The total population of Mid Bedfordshire District in the same
year was 116,100 so that Harlington represents 2.03 per cent of
the District. The village has a Local Council of 12 Parish Councillors
with a part time Clerk.
2.2 Harlington sits in Green Belt land which
to the east and south east of the village is designated an Area
of Outstanding Natural Beauty (AONB) and Area of Great Landscape
Value (AGLV). There are only 23 such AONB areas in England and
Wales and this one is perhaps the smallest in the country. The
centre of the village has Conservation Area status with a number
of listed buildings. There are no significant parcels of land
remaining within the Village Development Limit, and the current
Draft Local Plan contains no relaxation of the limit.
2.3 Harlington Churchyard was closed by
Order of the Secretary of State in March 1902. In January 1901,
a new cemetery was opened, about 0.5 acre in area, divided equally
between a secular cemetery and a Church of England (St. Mary the
Virgin, Church Road) burial ground. When it was first established,
it lay on the village edge. Now, as a result of village growth,
the cemetery lies at the centre of the village and has no possibility
of expansion.
2.4 In November 1990, by judicious re-use
of allocated spaces, some four remaining burials were possible
in the cemetery, none at all in the Church's section. Possibly
24 ashes interments were still available. In 1998, there is now
no prospect whatever of burial within the current cemetery in
either section. Ashes interment space is limited to small additional
areas created around the edges of the cemetery. Even these will
shortly be exhausted.
3. NEW BURIAL
GROUND
3.1 The population of Harlington in 1901
was 530 people. Currently, the population is 2,360. Therefore
the need for burials or ashes interment may be initially estimated
at four times that of 1901. When Harlington Model Village was
constructed after 1960, the population more than doubled in size
in 10 years. Those who came to live in Harlington at that time
were mainly in their thirties. It has been a characteristic of
this village that as people's housing needs change with time,
they have tended to move within Harlington rather than move out.

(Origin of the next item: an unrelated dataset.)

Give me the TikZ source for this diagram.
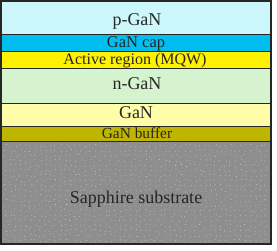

This may be partly explained by the village's green belt environment
and character, but may be influenced as well by the nature of
the house designs of the Model Village which lent themselves to
extension, allowing occupants to remain in situ as their families
grew.
3.2 Those people who were in their thirties
when they arrived during 1961 to 1971 are now in their sixties
in 1998. The number of deaths each year that the Parish Council
has been able to ascertain averages out over the last 12 years
to 17 per annum. There were 23 deaths in 1997. The rate for 1998
estimated from the number in the first few months of the year
is 24.
3.3 Although it may be argued that not all
deaths lead to burials, some preferring cremation, in Harlington,
as in most village environments, older people tend to be more
conservative in their attitudes. At the moment, since there is
no possibility of anyone being buried in Harlington, naturally
the proportion of those choosing cremation in order to be interred
locally, has risen.
3.4 Parish Councils have no statutory duty
to provide a burial ground. Villagers, however expect them to
make provision, or have provision made available by a Local Authority.
All the inhabitants of a Civil Parish, whether churchgoers or
not, have a lawful right to be buried in their Parish Church's
Churchyard, even if it is full and regardless of their religion,
unless it has been properly closed by an Order in Council via
the Secretary of State. Normally when there is such a closure,
alternative burial provision is available locally. In the case
of Harlington, there is no District Cemetery or easily accessible
alternative except the cemeteries and churchyards of nearby villages,
or the use of large town burial grounds such as at Luton's Butterfield
Green Cemetery where public transport access is so awkward that
car travel is the only practical means for relatives to visit
graves or memorials.
3.5 Even for these alternatives, space is
becoming so short that villages and towns are starting to limit
access for burials from outside their own boundaries, mainly by
applying non-resident price differentials.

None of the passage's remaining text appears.